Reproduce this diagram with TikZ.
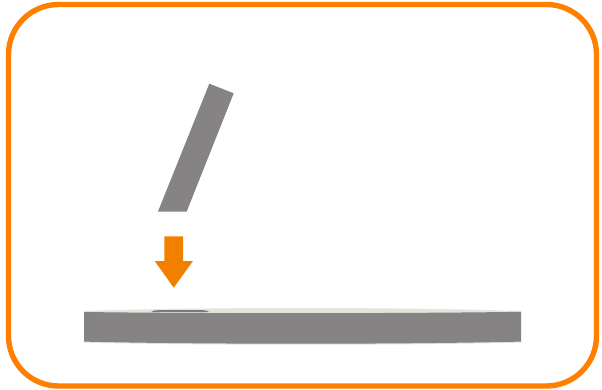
\documentclass[tikz,border=0pt]{standalone}
\definecolor{frameor}{HTML}{FF8000}
\definecolor{arrowor}{HTML}{F18000}
\definecolor{slabgrey}{HTML}{858384}
\definecolor{slablight}{HTML}{E4E3DC}
\definecolor{slotgrey}{HTML}{7A7A78}
\tikzset{frame/.style={draw=frameor,line width=5.4pt,rounded corners=50pt},
 solidgrey/.style={fill=slabgrey,draw=none},
 solidlight/.style={fill=slablight,draw=none},
 pusharrow/.style={fill=arrowor,draw=none}}
\begin{document}
\begin{tikzpicture}[x=1pt,y=-1pt]
\useasboundingbox (0,0) rectangle (602,389);
\fill[white] (0,0) rectangle (602,389);
\draw[frame] (8.5,4.5) rectangle (596.5,386);
% slab
\fill[solidlight] (84,311) .. controls (200,307) and (400,307) .. (521,311) -- (521,316) -- (84,316) -- cycle;
\fill[solidlight] (84,341) -- (521,341) -- (521,342.6) .. controls (400,345.4) and (200,345.4) .. (84,342.6) -- cycle;
\fill[solidgrey] (84,312) .. controls (200,313.6) and (400,313.6) .. (521,311.8) -- (521,341.6) .. controls (400,344.4) and (200,344.4) .. (84,341.6) -- cycle;
\fill[slotgrey] (151,312) .. controls (153,310.4) and (155,310.2) .. (158,310.2) -- (203,310.2) .. controls (206,310.2) and (207,310.6) .. (209,312) -- cycle;
% blade
\fill[solidgrey] (209.3,83.7) -- (233.7,93.3) -- (186.7,211.5) -- (158,211.5) -- cycle;
% arrow
\fill[pusharrow] (164.3,236.3) -- (183,236.3) -- (183,261) -- (193,261) -- (173.7,287.7) -- (154.7,261) -- (164.3,261) -- cycle;
\end{tikzpicture}
\end{document}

* _Directions_:
Set down the material exactly, every line of it, except for the pictures.

* _Exercise solution_:
Reproduce this diagram with TikZ.
\documentclass[tikz,border=0pt]{standalone}
\definecolor{frameor}{HTML}{FF8000}
\definecolor{arrowor}{HTML}{F18000}
\definecolor{slabgrey}{HTML}{858384}
\definecolor{slablight}{HTML}{E4E3DC}
\definecolor{slotgrey}{HTML}{7A7A78}
\tikzset{frame/.style={draw=frameor,line width=5.4pt,rounded corners=50pt},
 solidgrey/.style={fill=slabgrey,draw=none},
 solidlight/.style={fill=slablight,draw=none},
 pusharrow/.style={fill=arrowor,draw=none}}
\begin{document}
\begin{tikzpicture}[x=1pt,y=-1pt]
\useasboundingbox (0,0) rectangle (602,389);
\fill[white] (0,0) rectangle (602,389);
\draw[frame] (8.5,4.5) rectangle (596.5,386);
% slab
\fill[solidlight] (84,311) .. controls (200,307) and (400,307) .. (521,311) -- (521,316) -- (84,316) -- cycle;
\fill[solidlight] (84,341) -- (521,341) -- (521,342.6) .. controls (400,345.4) and (200,345.4) .. (84,342.6) -- cycle;
\fill[solidgrey] (84,312) .. controls (200,313.6) and (400,313.6) .. (521,311.8) -- (521,341.6) .. controls (400,344.4) and (200,344.4) .. (84,341.6) -- cycle;
\fill[slotgrey] (151,312) .. controls (153,310.4) and (155,310.2) .. (158,310.2) -- (203,310.2) .. controls (206,310.2) and (207,310.6) .. (209,312) -- cycle;
% blade
\fill[solidgrey] (209.3,83.7) -- (233.7,93.3) -- (186.7,211.5) -- (158,211.5) -- cycle;
% arrow
\fill[pusharrow] (164.3,236.3) -- (183,236.3) -- (183,261) -- (193,261) -- (173.7,287.7) -- (154.7,261) -- (164.3,261) -- cycle;
\end{tikzpicture}
\end{document}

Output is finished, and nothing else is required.